Stamattina gli habitué dei talkshow ribadivano senza vergogna: assistenza e aiuto vanno bene, ma il nostro dovere è assicurarli prima di tutto agli italiani. Come se uno Stato ridotto a espressione letteraria, munto e smunto a beneficio di pochi, immiserito da corruzione e evasione endemica, piegato da patti scellerati stretti con le troike, persa ormai sovranità e democrazia, stesse davvero garantendo almeno lo stretto necessario ai suoi cittadini, come se non pesasse su di noi profetica e tragica la minaccia di un destino analogo a quello degli stranieri, come è successo in passato e abbiamo rimosso.
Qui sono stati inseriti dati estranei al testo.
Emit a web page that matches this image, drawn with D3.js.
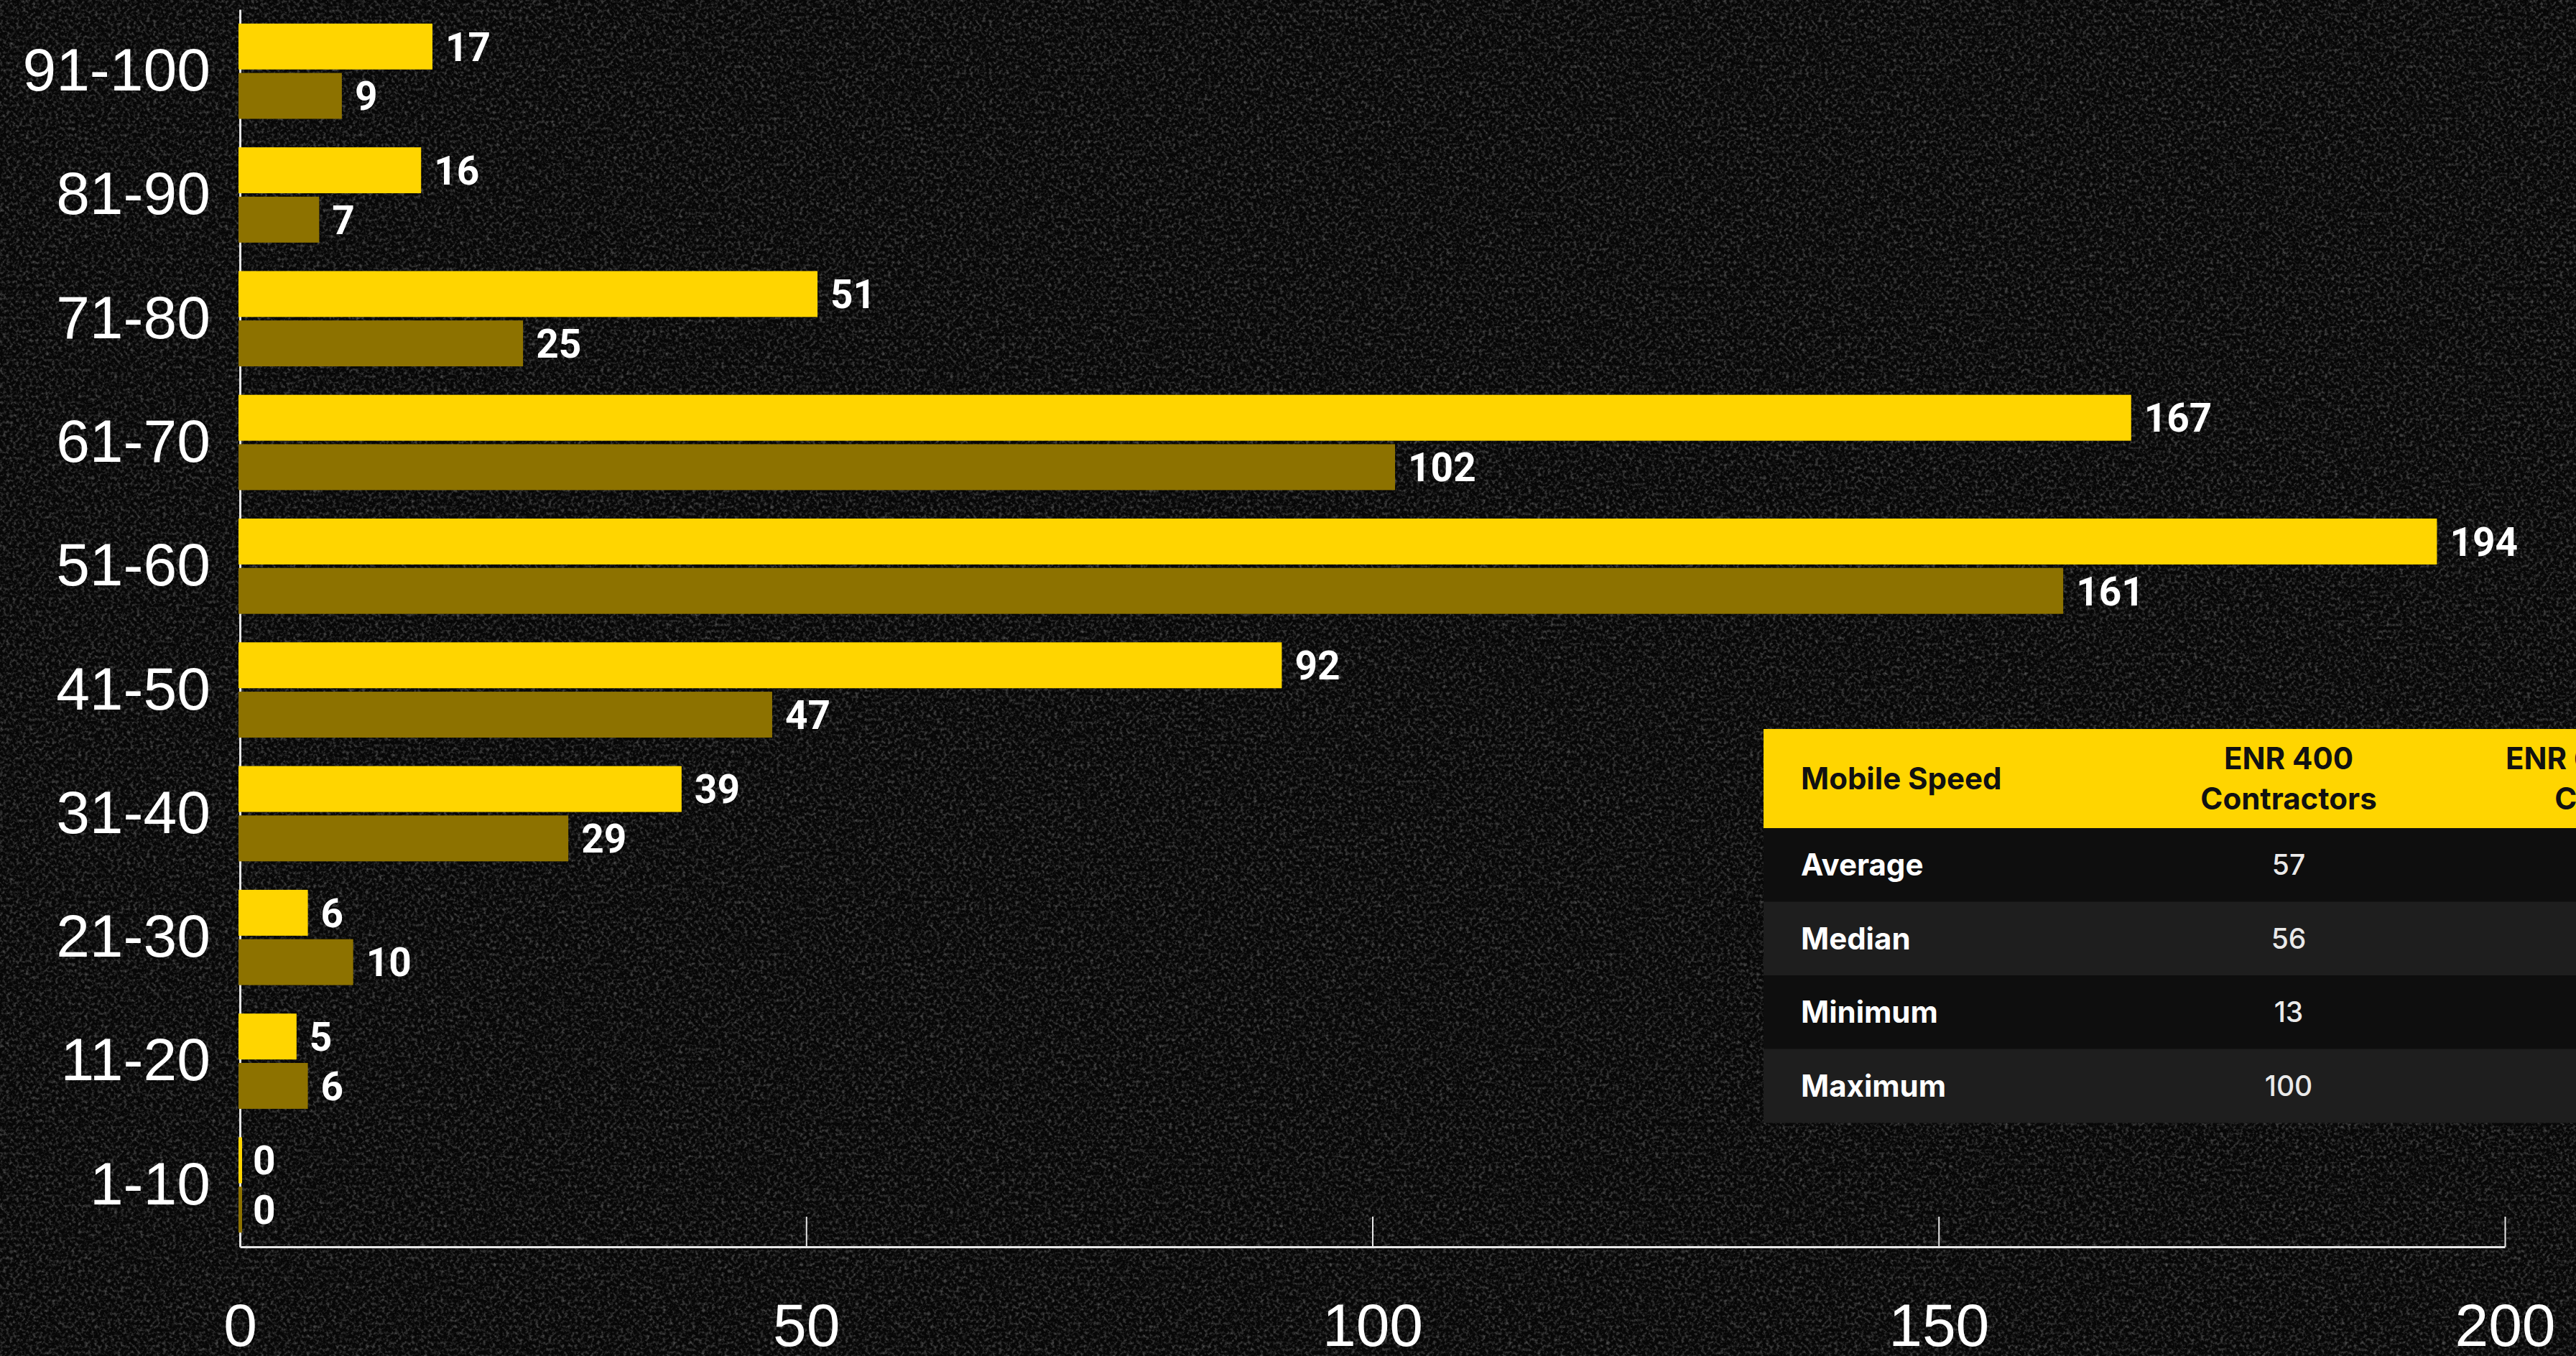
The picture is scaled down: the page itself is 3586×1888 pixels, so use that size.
<!DOCTYPE html>
<html>
<head>
<meta charset="utf-8">
<script src="https://cdn.jsdelivr.net/npm/d3@7"></script>
<style>
  html, body { margin: 0; padding: 0; background: #070707; overflow: hidden; }
  svg { display: block; }
</style>
</head>
<body>
<script>
// ---- data ----
const categories = ["91-100", "81-90", "71-80", "61-70", "51-60", "41-50", "31-40", "21-30", "11-20", "1-10"];
const seriesNames = ["ENR 400 Contractors", "ENR 600 Specialty Contractors"];
const enr400Values = [17, 16, 51, 167, 194, 92, 39, 6, 5, 0];
const enr600Values = [9, 7, 25, 102, 161, 47, 29, 10, 6, 0];
const xTickValues = [0, 50, 100, 150, 200];
const tableHeaders = ["Mobile Speed", "ENR 400\nContractors", "ENR 600 Specialty\nContractors"];
const tableRowLabels = ["Average", "Median", "Minimum", "Maximum"];
const tableEnr400Stats = [57, 56, 13, 100];

const W = 3586, H = 1888;
const YELLOW = "#FFD500", OLIVE = "#8D7200";

const svg = d3.select("body").append("svg").attr("width", W).attr("height", H);

// background with grain texture
const defs = svg.append("defs");
const f = defs.append("filter").attr("id", "grain").attr("x", 0).attr("y", 0).attr("width", "100%").attr("height", "100%");
f.append("feTurbulence").attr("type", "fractalNoise").attr("baseFrequency", "0.22").attr("numOctaves", 3).attr("seed", 7).attr("result", "n");
f.append("feColorMatrix").attr("type", "matrix")
  .attr("values", "0 0 0 0 1  0 0 0 0 1  0 0 0 0 1  2.2 0 0 0 -1.0");
svg.append("rect").attr("width", W).attr("height", H).attr("fill", "#070707");
svg.append("rect").attr("width", W).attr("height", H).attr("filter", "url(#grain)").attr("opacity", 0.3);

// scales
const x = d3.scaleLinear().domain([0, 200]).range([334, 3487]);
const y = d3.scaleBand().domain(categories).range([13, 1736]).paddingInner(0.23).paddingOuter(0.115);
const sub = d3.scaleBand().domain(seriesNames).range([0, y.bandwidth()]).paddingInner(0.07);

const rows = categories.map((c, i) => ({ cat: c, vals: [enr400Values[i], enr600Values[i]] }));

// axes (drawn first, bars overlay them)
const axisColor = "#e6e6e6";
const yAxis = svg.append("g").attr("transform", `translate(${x(0)},0)`)
  .call(d3.axisLeft(y).tickSize(0).tickPadding(41));
yAxis.select(".domain").attr("stroke", axisColor).attr("stroke-width", 3);
yAxis.selectAll("text").attr("fill", "#ffffff").attr("font-family", "'Liberation Sans', Arial, sans-serif").attr("font-size", 84);

const xAxis = svg.append("g").attr("transform", `translate(0,1736)`)
  .call(d3.axisBottom(x).tickValues(xTickValues).tickSize(-42).tickSizeOuter(0).tickPadding(78));
xAxis.select(".domain").attr("stroke", axisColor).attr("stroke-width", 3);
xAxis.selectAll(".tick line").attr("stroke", axisColor).attr("stroke-width", 2);
xAxis.selectAll("text").attr("fill", "#ffffff").attr("font-family", "'Liberation Sans', Arial, sans-serif").attr("font-size", 84);

// bars
const colors = [YELLOW, OLIVE];
const grp = svg.append("g").selectAll("g").data(rows).join("g")
  .attr("transform", d => `translate(0,${y(d.cat)})`);

grp.selectAll("rect").data(d => d.vals.map((v, j) => ({ v, s: seriesNames[j], j }))).join("rect")
  .attr("x", d => x(0) - 2)
  .attr("y", d => sub(d.s))
  .attr("width", d => Math.max(x(d.v) - x(0) + 2, 5))
  .attr("height", sub.bandwidth())
  .attr("fill", d => colors[d.j]);

grp.selectAll("text").data(d => d.vals.map((v, j) => ({ v, s: seriesNames[j], j }))).join("text")
  .attr("x", d => x(d.v) + 18)
  .attr("y", d => sub(d.s) + sub.bandwidth() / 2)
  .attr("dy", "0.36em")
  .attr("fill", "#ffffff")
  .attr("font-family", "Roboto, sans-serif")
  .attr("font-weight", 700)
  .attr("font-size", 55)
  .text(d => d.v);

// stats table
const tbl = svg.append("g");
const tLeft = 2455, tRight = 3800, headTop = 1015, headH = 138, rowH = 102.5;
const colCenters = [null, 3186, 3679];
const labelX = 2507;
const tFont = "Inter, Roboto, sans-serif";

tbl.append("rect").attr("x", tLeft).attr("y", headTop).attr("width", tRight - tLeft).attr("height", headH).attr("fill", YELLOW);
tableRowLabels.forEach((lab, i) => {
  const ry = headTop + headH + i * rowH;
  tbl.append("rect").attr("x", tLeft).attr("y", ry).attr("width", tRight - tLeft).attr("height", rowH + 0.5)
    .attr("fill", i % 2 === 0 ? "#0e0e0e" : "#1e1e1e");
  tbl.append("text").attr("x", labelX).attr("y", ry + rowH / 2).attr("dy", "0.36em")
    .attr("fill", "#ffffff").attr("font-family", tFont).attr("font-weight", 700).attr("font-size", 42)
    .text(lab);
  tbl.append("text").attr("x", colCenters[1]).attr("y", ry + rowH / 2).attr("dy", "0.36em")
    .attr("text-anchor", "middle")
    .attr("fill", "#eaeaea").attr("font-family", tFont).attr("font-weight", 500).attr("font-size", 39)
    .text(tableEnr400Stats[i]);
});

tableHeaders.forEach((h, k) => {
  const lines = h.split("\n");
  const cx = k === 0 ? labelX : colCenters[k];
  const t = tbl.append("text")
    .attr("x", cx)
    .attr("text-anchor", k === 0 ? "start" : "middle")
    .attr("fill", "#111111").attr("font-family", tFont).attr("font-weight", 700).attr("font-size", 42);
  const midY = headTop + headH / 2;
  const lh = 56;
  lines.forEach((ln, li) => {
    t.append("tspan").attr("x", cx)
      .attr("y", midY + (li - (lines.length - 1) / 2) * lh)
      .attr("dy", "0.36em")
      .text(ln);
  });
});
</script>
</body>
</html>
Come se immigrati, rifugiati e italiani non avessero pari diritto a quella “vita minima”, assistenza sanitaria, spazio naturale, anche se un gradino più sotto della cittadinanza. Come se non fossimo fratelli nello sfruttamento, nella riduzione a merce, nel disconoscimento della propria identità di cittadini e di uomini, come se non fosse dimostrato che quelli venuti da fuori e ancora più indifesi sono oggetto di speculazione ancora più abietta perfino dalle organizzazioni sedicentemente “sociali”, come se non fosse giunto, civile e necessario comprendere le ragioni di giovani della Tunisia, della Siria, dello Yemen, dell’Egitto legittimamente determinati a vivere un futuro diverso da quello che si credeva essere già stato scritto, proprio come lo vogliono vivere i nostri figli, presto costretti a percorrere strade del mondo lontani da casa, come lo vuole vivere chi è incollerito perché c’è chi detiene ricchezze, gestisce risorse e beni comuni come fossero provati, impedisce l’equa ripartizione per appagare una insaziabile avidità.
E come se non fosse fallito il paradigma “più sviluppo per meno migrazione” e addirittura quello della “migliore migrazione per più sviluppo” su cui ha scommesso l’Occidente dopo aver scoperto l’indispensabilità degli eserciti di lavoratori stranieri da far andare dove servono ai padroni. Sicché la crescita che resta è quella dell’ergere muri sempre più alti a difesa di una fortezza sempre più isolata, sempre più povera, sempre più vecchia e sempre più indifendibile, moralmente e legittimamente.